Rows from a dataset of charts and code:
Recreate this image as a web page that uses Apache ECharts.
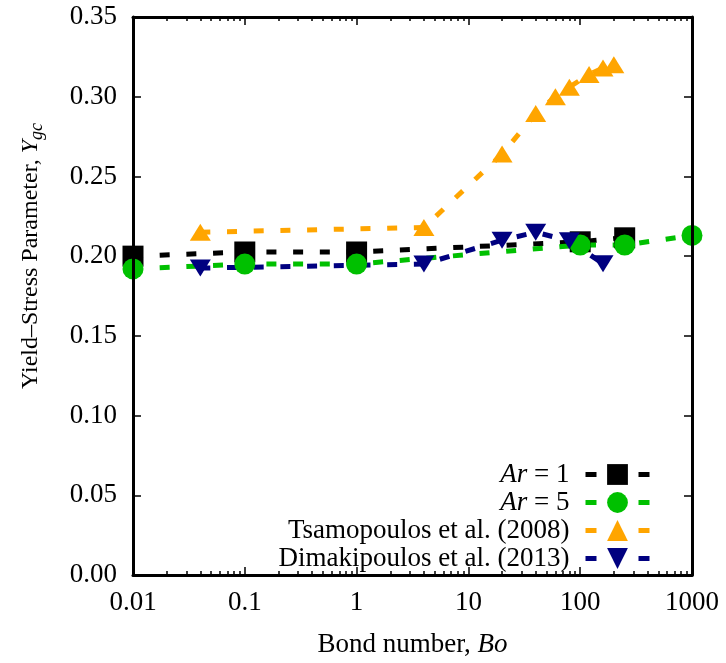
<!DOCTYPE html>
<html>
<head>
<meta charset="utf-8">
<script src="https://cdn.jsdelivr.net/npm/echarts@6/dist/echarts.min.js"></script>
<style>
  html, body { margin: 0; padding: 0; background: #fff; }
  #chart { width: 726px; height: 663px; }
</style>
</head>
<body>
<div id="chart"></div>
<script>
// Bond number values and yield-stress parameter for each data set
const boAr1 = [0.01, 0.1, 1, 100, 250];
const ygcAr1 = [0.200, 0.2026, 0.2026, 0.209, 0.2115];

const boAr5 = [0.01, 0.1, 1, 100, 250, 1000];
const ygcAr5 = [0.192, 0.195, 0.195, 0.207, 0.207, 0.213];

const boTsam = [0.04, 4, 20, 40, 60, 80, 120, 160, 200];
const ygcTsam = [0.215, 0.218, 0.264, 0.2895, 0.300, 0.306, 0.314, 0.318, 0.320];

const boDima = [0.04, 4, 20, 40, 80, 160];
const ygcDima = [0.1925, 0.195, 0.210, 0.215, 0.2096, 0.1953];

const xTickLabels = ['0.01', '0.1', '1', '10', '100', '1000'];
const seriesNames = ['Ar = 1', 'Ar = 5', 'Tsamopoulos et al. (2008)', 'Dimakipoulos et al. (2013)'];

// decade exponents and the 2..9 minor ticks, expressed as log10(Bo)
const majorExp = [-2, -1, 0, 1, 2, 3];
const minorExp = [];
for (let e = -2; e < 3; e++) {
  for (let k = 2; k <= 9; k++) minorExp.push(e + Math.log10(k));
}

const FONT = 'Liberation Serif';
const FS = 27;
const zip = (xs, ys) => xs.map((x, i) => [x, ys[i]]);

const chart = echarts.init(document.getElementById('chart'), null, { renderer: 'canvas' });

// tick-only axes laid out in log10(Bo) so the decade ticks sit on the log scale
function tickAxis(position, values, len, withLine) {
  return {
    type: 'value', min: -2, max: 3, position: position, z: 10,
    splitLine: { show: false },
    axisLine: { show: withLine, onZero: false, lineStyle: { color: '#000', width: 3 } },
    axisTick: { show: true, inside: true, length: len, customValues: values, lineStyle: { color: '#000', width: 1.5 } },
    axisLabel: { show: false }
  };
}

function yAxisAt(position, showLabels) {
  return {
    type: 'value', min: 0, max: 0.35, interval: 0.05, position: position, z: 10,
    splitLine: { show: false },
    axisLine: { show: true, onZero: false, lineStyle: { color: '#000', width: 3 } },
    axisTick: { show: true, inside: true, length: 8, lineStyle: { color: '#000', width: 1.5 } },
    axisLabel: {
      show: showLabels, margin: 16, color: '#000', fontFamily: FONT, fontSize: FS,
      formatter: v => v.toFixed(2)
    }
  };
}

const downTriangle = 'path://M0,0 L20,0 L10,16 Z';

const lineBase = {
  type: 'line', clip: false, xAxisIndex: 0, yAxisIndex: 0,
  lineStyle: { width: 5, type: [10, 16.7] },
  emphasis: { disabled: true }
};

chart.setOption({
  animation: false,
  grid: { left: 133, right: 34, top: 17, bottom: 85, containLabel: false },
  xAxis: [
    {
      type: 'log', logBase: 10, min: 0.01, max: 1000, position: 'bottom', z: 10,
      splitLine: { show: false },
      axisLine: { show: true, onZero: false, lineStyle: { color: '#000', width: 3 } },
      axisTick: { show: false },
      axisLabel: {
        show: true, margin: 14, color: '#000', fontFamily: FONT, fontSize: FS,
        formatter: v => xTickLabels[Math.round(Math.log10(v)) + 2]
      },
      name: 'Bond number, {i|Bo}', nameLocation: 'middle', nameGap: 56,
      nameTextStyle: {
        color: '#000', fontFamily: FONT, fontSize: FS,
        rich: { i: { fontStyle: 'italic', fontFamily: FONT, fontSize: FS, color: '#000' } }
      }
    },
    tickAxis('bottom', majorExp, 8, false),
    tickAxis('bottom', minorExp, 4, false),
    tickAxis('top', majorExp, 8, true),
    tickAxis('top', minorExp, 4, false)
  ],
  yAxis: [yAxisAt('left', true), yAxisAt('right', false)],
  legend: {
    orient: 'vertical', align: 'right', right: 74, top: 461, padding: 0,
    itemGap: 1, itemWidth: 64, itemHeight: 26,
    selectedMode: false,
    lineStyle: { width: 5, type: [11, 42] },
    data: seriesNames,
    formatter: name => name.startsWith('Ar') ? '{i|Ar}' + name.slice(2) : name,
    textStyle: {
      color: '#000', fontFamily: FONT, fontSize: FS, padding: [0, 11, 0, 0],
      rich: { i: { fontStyle: 'italic', fontFamily: FONT, fontSize: FS, color: '#000' } }
    }
  },
  graphic: [{
    type: 'text', x: 31, y: 256, rotation: Math.PI / 2,
    style: {
      text: 'Yield–Stress Parameter, {i|Y}{s|gc}',
      fill: '#000', font: '24px "' + FONT + '"',
      align: 'center', verticalAlign: 'middle',
      rich: {
        i: { fontStyle: 'italic', fontFamily: FONT, fontSize: 24, lineHeight: 24 },
        s: { fontStyle: 'italic', fontFamily: FONT, fontSize: 18, lineHeight: 18, padding: [13, 0, 0, 0] }
      }
    }
  }],
  series: [
    Object.assign({}, lineBase, {
      name: seriesNames[0], data: zip(boAr1, ygcAr1),
      symbol: 'rect', symbolSize: 21,
      itemStyle: { color: '#000000' }, lineStyle: Object.assign({}, lineBase.lineStyle, { color: '#000000' })
    }),
    Object.assign({}, lineBase, {
      name: seriesNames[1], data: zip(boAr5, ygcAr5),
      symbol: 'circle', symbolSize: 21,
      itemStyle: { color: '#00c000' }, lineStyle: Object.assign({}, lineBase.lineStyle, { color: '#00c000' })
    }),
    Object.assign({}, lineBase, {
      name: seriesNames[2], data: zip(boTsam, ygcTsam),
      symbol: 'triangle', symbolSize: [21, 17],
      itemStyle: { color: '#ffa500' }, lineStyle: Object.assign({}, lineBase.lineStyle, { color: '#ffa500' })
    }),
    Object.assign({}, lineBase, {
      name: seriesNames[3], data: zip(boDima, ygcDima),
      symbol: downTriangle, symbolSize: [21, 17],
      itemStyle: { color: '#000080' }, lineStyle: Object.assign({}, lineBase.lineStyle, { color: '#000080' })
    })
  ]
});
</script>
</body>
</html>
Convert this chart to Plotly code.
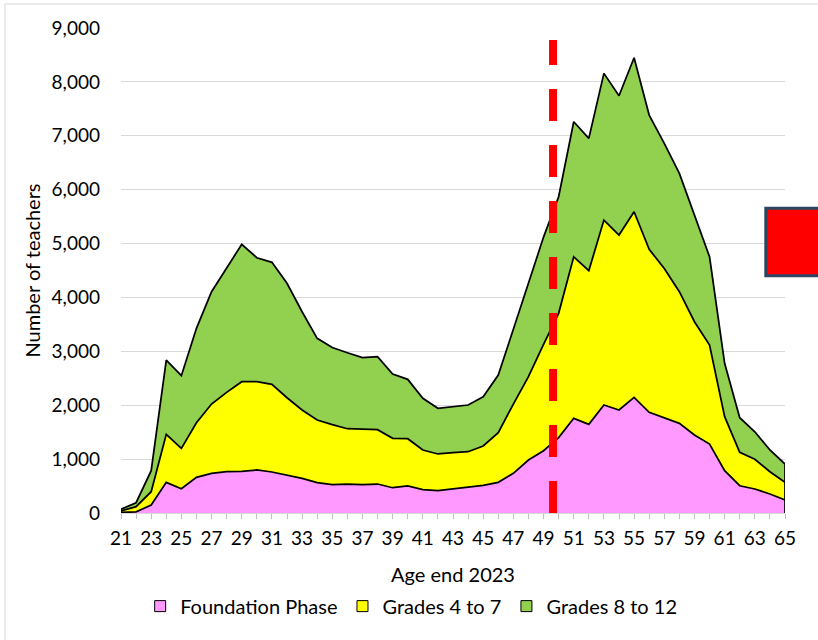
import plotly.graph_objects as go

ages = list(range(21, 66))

foundation = [10, 20, 148, 569, 451, 662, 736, 766, 773, 798,
              761, 705, 644, 562, 525, 538, 525, 538, 469, 501,
              432, 414, 451, 477, 514, 569, 736, 983, 1156, 1400,
              1757, 1645, 2004, 1911, 2146, 1868, 1768, 1664, 1447, 1280,
              785, 506, 445, 353, 241]

grades_4_7 = [27, 97, 247, 891, 749, 1013, 1286, 1473, 1663, 1638,
              1627, 1434, 1267, 1163, 1115, 1026, 1033, 1008, 917, 878,
              737, 681, 668, 660, 729, 921, 1286, 1546, 1974, 2305,
              2998, 2851, 3432, 3247, 3444, 3024, 2771, 2442, 2102, 1837,
              1002, 620, 551, 413, 328]

grades_8_12 = [32, 74, 390, 1378, 1348, 1752, 2084, 2319, 2549, 2301,
               2263, 2123, 1824, 1516, 1430, 1410, 1324, 1354, 1193, 1101,
               959, 847, 853, 867, 915, 1070, 1388, 1751, 1990, 2163,
               2505, 2456, 2722, 2585, 2858, 2492, 2320, 2196, 1980, 1638,
               990, 642, 512, 403, 340]

series_names = ["Foundation Phase", "Grades 4 to 7", "Grades 8 to 12"]
series_colors = ["#FF99FF", "#FFFF00", "#92D050"]
series_values = [foundation, grades_4_7, grades_8_12]

marker_age = 49.63       # position of the red dashed marker line
marker_top = 8776

FONT = "Lato"

fig = go.Figure()

for name, col, vals in zip(series_names, series_colors, series_values):
    fig.add_trace(go.Scatter(
        x=ages, y=vals, stackgroup="one", mode="lines",
        line=dict(color="black", width=1.75),
        fillcolor=col, name=name, showlegend=False,
    ))

# vertical edges of the stacked areas at both ends
for i in (0, -1):
    total = foundation[i] + grades_4_7[i] + grades_8_12[i]
    fig.add_trace(go.Scatter(
        x=[ages[i], ages[i]], y=[0, total], mode="lines",
        line=dict(color="black", width=1.75), showlegend=False, hoverinfo="skip",
    ))

# legend entries (square swatches)
for name, col in zip(series_names, series_colors):
    fig.add_trace(go.Scatter(
        x=[None], y=[None], mode="markers", name=name,
        marker=dict(symbol="square", size=11, color=col,
                    line=dict(color="black", width=1)),
    ))

fig.add_shape(type="line", xref="x", yref="y",
              x0=marker_age, x1=marker_age, y0=0, y1=marker_top,
              line=dict(color="#FF0000", width=8, dash="32px,24px"))

fig.add_shape(type="rect", xref="paper", yref="paper",
              x0=0.9711, x1=1.2, y0=0.4891, y1=0.6285,
              fillcolor="#FF0000", line=dict(color="#2B4560", width=3))

# chart-area border
fig.add_shape(type="rect", xref="paper", yref="paper",
              x0=-0.1747, x1=1.2, y0=-0.4, y1=1.0495,
              line=dict(color="#D9D9D9", width=1), layer="below")

fig.update_layout(
    width=818, height=640,
    margin=dict(l=121, r=33, t=28, b=127),
    paper_bgcolor="white", plot_bgcolor="white",
    font=dict(family=FONT, size=19, color="black"),
    showlegend=True,
    legend=dict(orientation="h", x=0.437, xanchor="center",
                y=-0.192, yanchor="middle", font=dict(size=20),
                traceorder="normal",
                bgcolor="rgba(0,0,0,0)", itemwidth=30),
    xaxis=dict(
        range=[21, 65], tickmode="linear", tick0=21, dtick=2,
        ticks="outside", ticklen=5, tickcolor="#BFBFBF",
        minor=dict(tick0=21, dtick=1, ticks="outside", ticklen=5, tickcolor="#BFBFBF"),
        showline=True, linecolor="#D9D9D9", linewidth=1,
        showgrid=False, zeroline=False,
        tickfont=dict(size=19), ticklabelstandoff=3,
        title=dict(text="Age end 2023", font=dict(size=20), standoff=20),
    ),
    yaxis=dict(
        range=[0, 9000], tickmode="linear", tick0=0, dtick=1000,
        tickformat=",", showgrid=True, gridcolor="#D9D9D9", gridwidth=1,
        zeroline=False, showline=False, ticks="", ticklabelstandoff=20,
        tickfont=dict(size=19),
        title=dict(text="Number of teachers", font=dict(size=20), standoff=5),
    ),
)

fig.write_html("out.html",
               config={"displayModeBar": False},
               post_script="document.body.style.margin='0px';document.body.style.overflow='hidden';")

Stated problem: Check each line of the records for "this" and copy the ones that contain it.

Result of the task:
Recreate this image as a web page that uses Apache ECharts.
Convert this chart to Plotly code.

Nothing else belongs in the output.